- Sire: Scenic
- Grandsire: Sadler's Wells
- Dam: Turbo Lady
- Damsire: Bellotto
- Sex: Gelding
- Foaled: 2005
- Country: Australia
- Colour: Bay
- Breeder: Durham Lodge Thoroughbred Stud
- Owner: Murray Livestock, J E O'Brien, J E & R Standford & J Wilson
- Trainer: Bede Murray
- Record: 19:4-2-5
- Earnings: $1,473,712

Major wins
- New Zealand Derby (2009)

= Coniston Bluebird (horse) =

Australian-bred Thoroughbred racehorse

Coniston Bluebird (foaled 2005 in Australia) is a thoroughbred racehorse who won the 2009 New Zealand Derby. Trainer Bede Murray had the New Zealand Derby in mind for Coniston Bluebird after the horse had shown promise as a stayer in Australia, including a win over 2100m. However, those plans became doubtful when he was well beaten in weak company at his final start before going to New Zealand. However, the trip was pursued with. The horse ran a good third in the traditional Derby lead-up, the Championship Stakes, won by Down The Road on a wet track. The performance would see him close as favourite in the derby. Rain again affected the track for the Derby, and the race was postponed 24 hours due to storm warnings. The race proved to be an exciting contest, as Coniston Bluebird and Down The Road ran clear from the field in the straight and were involved in a photo-finish.

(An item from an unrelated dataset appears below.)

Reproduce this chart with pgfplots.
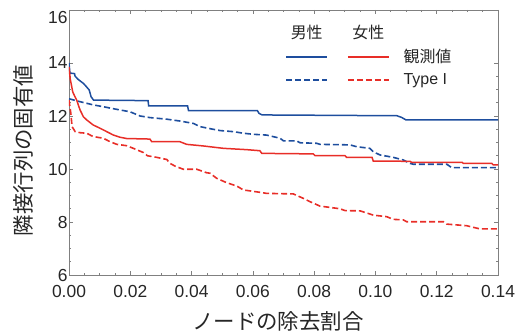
\documentclass[border=0pt]{standalone}
\usepackage{pgfplots}
\pgfplotsset{compat=1.18}
\usepackage{fontspec}
\setmainfont{Liberation Sans}
\newfontfamily\jp{Noto Sans CJK JP}
\definecolor{mblue}{RGB}{30,78,158}
\definecolor{fred}{RGB}{232,46,40}
\definecolor{axgray}{RGB}{128,128,128}
\begin{document}
\begin{tikzpicture}
\begin{axis}[
  at={(0,0)}, anchor=south west,
  scale only axis, width=429bp, height=265bp,
  xmin=0, xmax=0.14, ymin=6, ymax=16,
  xtick={0,0.02,0.04,0.06,0.08,0.1,0.12,0.14},
  ytick={6,8,10,12,14},
  extra y ticks={16},
  extra y tick style={yticklabel style={yshift=-8bp}},
  minor x tick num=3, minor y tick num=3,
  major tick length=4bp, minor tick length=2.5bp,
  every tick/.style={axgray, line width=0.6bp},
  axis line style={axgray, line width=0.8bp},
  /pgf/number format/assume math mode=true,
  xticklabel style={/pgf/number format/.cd, fixed, fixed zerofill, precision=2, /tikz/.cd, yshift=-7bp},
  yticklabel style={xshift=2bp},
  tick label style={font=\fontsize{17.5}{20}\selectfont, text=black!85},
  xlabel={\jp ノードの除去割合},
  ylabel={\jp 隣接行列の固有値},
  xlabel style={at={(axis description cs:0.487,-0.177)}, anchor=center, font=\fontsize{21.5}{24}\selectfont, text=black!85},
  ylabel style={at={(axis description cs:-0.107,0.47)}, anchor=center, font=\fontsize{21.5}{24}\selectfont, text=black!85},
  legend columns=3,
  legend style={at={(axis description cs:0.497,0.951)}, anchor=north west, draw=none, fill=none,
    font=\fontsize{16}{19}\selectfont, text=black!85, column sep=0pt, row sep=9.5bp, nodes={inner sep=0pt},
    /tikz/every even column/.append style={column sep=18bp}},
  legend cell align=left,
]
% Male observed
\addplot[mblue, line width=1.5bp, forget plot] coordinates {
(0,14.0) (0.0003,13.62) (0.0018,13.6) (0.002,13.5) (0.003,13.38) (0.0047,13.23) (0.0055,13.13)
(0.0066,12.98) (0.0072,12.73) (0.008,12.6) (0.0258,12.58) (0.026,12.38) (0.0387,12.38) (0.039,12.20)
(0.0615,12.20) (0.062,12.10) (0.063,12.04) (0.107,12.01) (0.1085,11.95) (0.110,11.85) (0.14,11.85)
};
% Male Type I
\addplot[mblue, line width=1.6bp, dash pattern=on 6bp off 3bp, forget plot] coordinates {
(0,12.65) (0.0036,12.54) (0.0079,12.42) (0.0112,12.35) (0.0156,12.25) (0.0199,12.16) (0.0232,12.00)
(0.0264,11.94) (0.0319,11.88) (0.0362,11.81) (0.0406,11.72) (0.0427,11.60) (0.047,11.50) (0.0493,11.45)
(0.0536,11.41) (0.0569,11.35) (0.0601,11.31) (0.0645,11.28) (0.0689,11.16) (0.070,11.06) (0.0743,11.06)
(0.0754,10.99) (0.0808,10.97) (0.0819,10.93) (0.0917,10.91) (0.0939,10.84) (0.0982,10.78) (0.0993,10.65)
(0.1015,10.53) (0.1058,10.44) (0.1091,10.34) (0.1113,10.21) (0.1124,10.18) (0.1233,10.18) (0.1249,10.05)
(0.14,10.05)
};
% Female observed
\addplot[fred, line width=1.5bp, forget plot] coordinates {
(0,13.85) (0.0004,13.4) (0.0012,12.92) (0.0014,12.86) (0.0025,12.60) (0.0036,12.23) (0.0047,11.97)
(0.0058,11.85) (0.0079,11.66) (0.0101,11.54) (0.0123,11.41) (0.0145,11.28) (0.0166,11.20) (0.0188,11.15)
(0.0264,11.13) (0.027,11.03) (0.0362,11.03) (0.0384,10.93) (0.0438,10.87) (0.0504,10.78) (0.058,10.73)
(0.0623,10.69) (0.0629,10.59) (0.0797,10.57) (0.0803,10.50) (0.0901,10.50) (0.0906,10.44) (0.0989,10.44)
(0.0993,10.30) (0.1113,10.29) (0.1118,10.25) (0.1283,10.25) (0.1287,10.21) (0.138,10.21) (0.1384,10.16)
(0.14,10.16)
};
% Female Type I
\addplot[fred, line width=1.6bp, dash pattern=on 6bp off 3bp, forget plot] coordinates {
(0,12.6) (0.0006,12.10) (0.001,11.6) (0.002,11.41) (0.0036,11.37) (0.0058,11.35) (0.0074,11.25)
(0.0091,11.20) (0.0112,11.16) (0.0134,11.03) (0.0156,10.93) (0.0188,10.88) (0.021,10.78) (0.0243,10.62)
(0.0256,10.50) (0.0286,10.44) (0.0319,10.36) (0.033,10.21) (0.0346,10.11) (0.0373,9.99) (0.0417,9.99)
(0.0449,9.86) (0.046,9.84) (0.0482,9.65) (0.0515,9.48) (0.0547,9.36) (0.0569,9.21) (0.0623,9.12)
(0.0645,9.08) (0.0732,9.06) (0.0765,8.89) (0.0786,8.77) (0.0819,8.60) (0.0852,8.55) (0.0884,8.50)
(0.0901,8.43) (0.095,8.42) (0.0993,8.26) (0.1037,8.20) (0.1058,8.10) (0.1091,8.08) (0.1102,8.01)
(0.1222,8.01) (0.1233,7.92) (0.1298,7.86) (0.1319,7.80) (0.1341,7.74) (0.14,7.74)
};
% Legend
\addlegendimage{legend image code/.code={\node[inner sep=0pt, anchor=center, font=\jp\fontsize{16}{19}\selectfont] at (20.5bp,2bp) {男性};}}
\addlegendentry{}
\addlegendimage{legend image code/.code={\node[inner sep=0pt, anchor=center, font=\jp\fontsize{16}{19}\selectfont] at (20.5bp,2bp) {女性};}}
\addlegendentry{}
\addlegendimage{empty legend}
\addlegendentry{}
\addlegendimage{legend image code/.code={\draw[mblue, line width=1.5bp] (0bp,0bp) -- (41bp,0bp);}}
\addlegendentry{}
\addlegendimage{legend image code/.code={\draw[fred, line width=1.5bp] (0bp,0bp) -- (41bp,0bp);}}
\addlegendentry{}
\addlegendimage{empty legend}
\addlegendentry{\hspace*{-5bp}\jp 観測値}
\addlegendimage{legend image code/.code={\draw[mblue, line width=1.6bp, dash pattern=on 6bp off 3bp] (0bp,0bp) -- (41bp,0bp);}}
\addlegendentry{}
\addlegendimage{legend image code/.code={\draw[fred, line width=1.6bp, dash pattern=on 6bp off 3bp] (0bp,0bp) -- (41bp,0bp);}}
\addlegendentry{}
\addlegendimage{empty legend}
\addlegendentry{\hspace*{-5bp}Type I}
\end{axis}
\pgfresetboundingbox
\path[use as bounding box] (-69bp,-59bp) rectangle (449bp,275bp);
\end{tikzpicture}
\end{document}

Coniston Bluebird's first run after the New Zealand Derby was an eighth in the Rosehill Guineas, which was followed by a 12th placing in the AJC Australian Derby. Injury kept him out of the 2009/10 season.

Coniston Bluebird underwent successful surgery and stem-cell treatment and returned to the racetrack in September 2010. He has failed to place in seven starts since his return to the racetrack.